Wie kann man Musik auf den iPod laden ohne zu synchronisieren???
Mit iTunes kann ich nur synchronisieren, aber ich will Musik einfach auf den iPod zuziehen bzw. zu laden. Gibt es dafür ein anderes Programm oder kann man das irgendwie lösen ohne zu synchronisieren???

mfg Dominik


----------



## Erucu (29. Mai 2008)

Dominik10 am 29.05.2008 18:01 schrieb:
			
		

> Hallo,
> ich habe eine Frage.
> 
> Wie kann man Musik auf den iPod laden ohne zu synchronisieren???
> ...


 Kommt drauf an was für einen iPod du hast.

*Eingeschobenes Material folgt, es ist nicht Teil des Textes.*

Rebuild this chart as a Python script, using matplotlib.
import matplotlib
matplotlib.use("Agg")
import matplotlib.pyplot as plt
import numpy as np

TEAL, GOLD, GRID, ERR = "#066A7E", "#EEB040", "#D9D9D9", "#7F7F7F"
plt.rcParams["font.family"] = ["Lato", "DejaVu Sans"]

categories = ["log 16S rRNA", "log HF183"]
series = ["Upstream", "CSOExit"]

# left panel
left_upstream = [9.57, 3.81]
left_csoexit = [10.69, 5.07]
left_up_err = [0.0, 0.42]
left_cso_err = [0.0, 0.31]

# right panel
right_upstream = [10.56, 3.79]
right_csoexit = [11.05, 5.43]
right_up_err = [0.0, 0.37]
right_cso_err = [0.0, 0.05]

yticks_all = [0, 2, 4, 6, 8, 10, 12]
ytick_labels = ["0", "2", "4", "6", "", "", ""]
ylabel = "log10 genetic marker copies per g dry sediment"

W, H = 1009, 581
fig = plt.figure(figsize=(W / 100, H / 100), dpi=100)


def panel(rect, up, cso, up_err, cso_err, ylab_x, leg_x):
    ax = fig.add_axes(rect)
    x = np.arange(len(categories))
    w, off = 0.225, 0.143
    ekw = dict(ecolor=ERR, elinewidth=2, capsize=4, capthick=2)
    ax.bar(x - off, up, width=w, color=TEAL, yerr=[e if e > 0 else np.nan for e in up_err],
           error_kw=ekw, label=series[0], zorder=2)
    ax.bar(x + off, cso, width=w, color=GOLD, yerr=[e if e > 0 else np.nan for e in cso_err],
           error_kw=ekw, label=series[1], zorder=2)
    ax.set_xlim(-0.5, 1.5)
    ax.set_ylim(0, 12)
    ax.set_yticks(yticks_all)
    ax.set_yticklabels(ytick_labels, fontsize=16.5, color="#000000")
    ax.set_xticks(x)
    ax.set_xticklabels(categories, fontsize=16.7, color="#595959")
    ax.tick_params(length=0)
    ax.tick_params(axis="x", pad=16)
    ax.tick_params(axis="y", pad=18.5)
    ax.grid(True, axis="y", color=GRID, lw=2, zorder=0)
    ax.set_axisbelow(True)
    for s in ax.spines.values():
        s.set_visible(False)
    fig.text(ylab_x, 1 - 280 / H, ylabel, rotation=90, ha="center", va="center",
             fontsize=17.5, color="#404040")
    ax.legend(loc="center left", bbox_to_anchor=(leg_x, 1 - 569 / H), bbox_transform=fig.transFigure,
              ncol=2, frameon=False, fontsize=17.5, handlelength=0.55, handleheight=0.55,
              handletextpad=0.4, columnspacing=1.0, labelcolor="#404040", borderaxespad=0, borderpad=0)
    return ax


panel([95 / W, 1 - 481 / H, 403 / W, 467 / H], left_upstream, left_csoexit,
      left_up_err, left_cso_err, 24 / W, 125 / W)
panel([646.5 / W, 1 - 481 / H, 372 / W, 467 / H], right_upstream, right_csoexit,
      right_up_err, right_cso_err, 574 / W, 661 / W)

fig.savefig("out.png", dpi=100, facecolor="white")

Soweit ich weiß gibt es bisher nur für die älteren Modelle (5g iPod, 2g Nano,...) Programme die das ermöglichen. Bei den neueren (Classic, Touch,..) bin ich mir nicht wirklich sicher, aber nach meinem letzten Erkenntnisstand, war es nicht möglich.


----------



## McDrake (29. Mai 2008)

1. Man kann doch bei ITunes
Bearbeiten -> Einstellungen -> Synchronisieren etwas auswählen.
Ich jedenfalls synchronisiere nie, sondern ziehe nur Lieder auf den Pod, die ich will.

2. Wenn man den IPod angeschlossen hat und er im ITunes erscheint kann man auf das Icon des Pods klicken und dann "Musik manuell verwalten" anklicken.


----------



## Dominik10 (1. Juni 2008)

McDrake am 29.05.2008 23:23 schrieb:
			
		

> 1. Man kann doch bei ITunes
> Bearbeiten -> Einstellungen -> Synchronisieren etwas auswählen.
> Ich jedenfalls synchronisiere nie, sondern ziehe nur Lieder auf den Pod, die ich will.
> 
> 2. Wenn man den IPod angeschlossen hat und er im ITunes erscheint kann man auf das Icon des Pods klicken und dann "Musik manuell verwalten" anklicken.




Danke, das mit den "Musik manuell verwalten" funktioniert.   

mfg Dominik


----------



## Laurup88 (1. Juni 2008)

Hier stand Quatsch


----------